Still, Menendez won’t be the last politician in prosecutors’ crosshairs, he added.
“They will selectively use the apparatus of the state to go after political opponents,” he said. “They’ve got no problem charging Congresswoman LaMonica McIver for essentially trying to do her job at an ICE detention facility. So the thing that really concerns people like me, an organization like mine, is that you may actually see an increase in members of Congress being targeted or investigated by the Department of Justice on the basis of political, partisan targeting.”
Malinowski and Hedtler-Gaudette agree that Trump seems unlikely to pardon Menendez as he has so many others.
Still, Malinowski predicted a pardon will come.
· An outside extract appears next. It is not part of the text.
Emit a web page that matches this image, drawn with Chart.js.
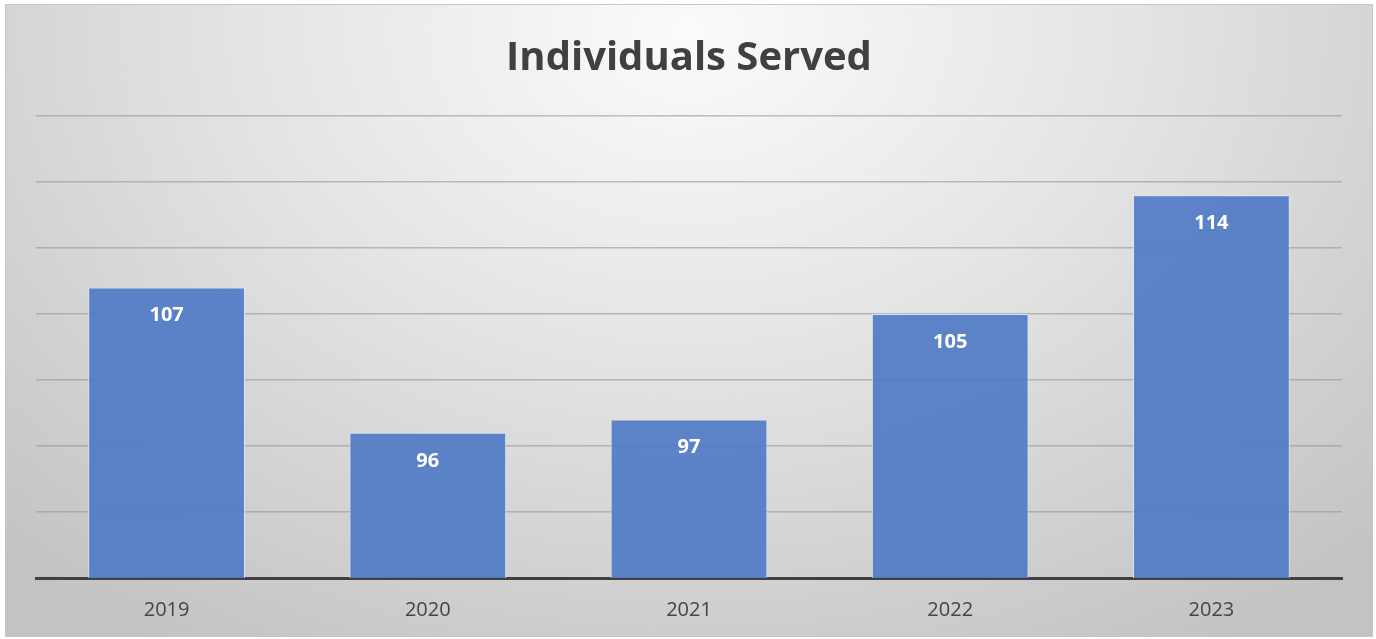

But it won’t likely be Menendez who walks out of prison, he said.
“There’s a very active effort to secure a pardon” for Hana, Malinowski said.
Hana, who’s Egyptian-American, was convicted alongside Menendez of bribing the senator to help him secure a halal meat-exporting monopoly in Egypt.
Malinowski co-chaired the Egypt Human Rights Caucus in Congress, served in the Obama administration as assistant secretary of state for democracy, human rights, and labor, and was the Washington director of Human Rights Watch.
“We tend to see this case as a corruption case. It was also a foreign influence and espionage case,” Malinowski said. “The President of Egypt has been lobbying very, very hard to get Hana a pardon, and I think that’s more likely to happen. From General (Abdel Fattah) Sisi’s point of view, it’s an opportunity to show that if you do something for the motherland, the motherland will stand by you.”
Attorney Lawrence Lustberg, who represented Hana at trial, did not respond to a request for comment.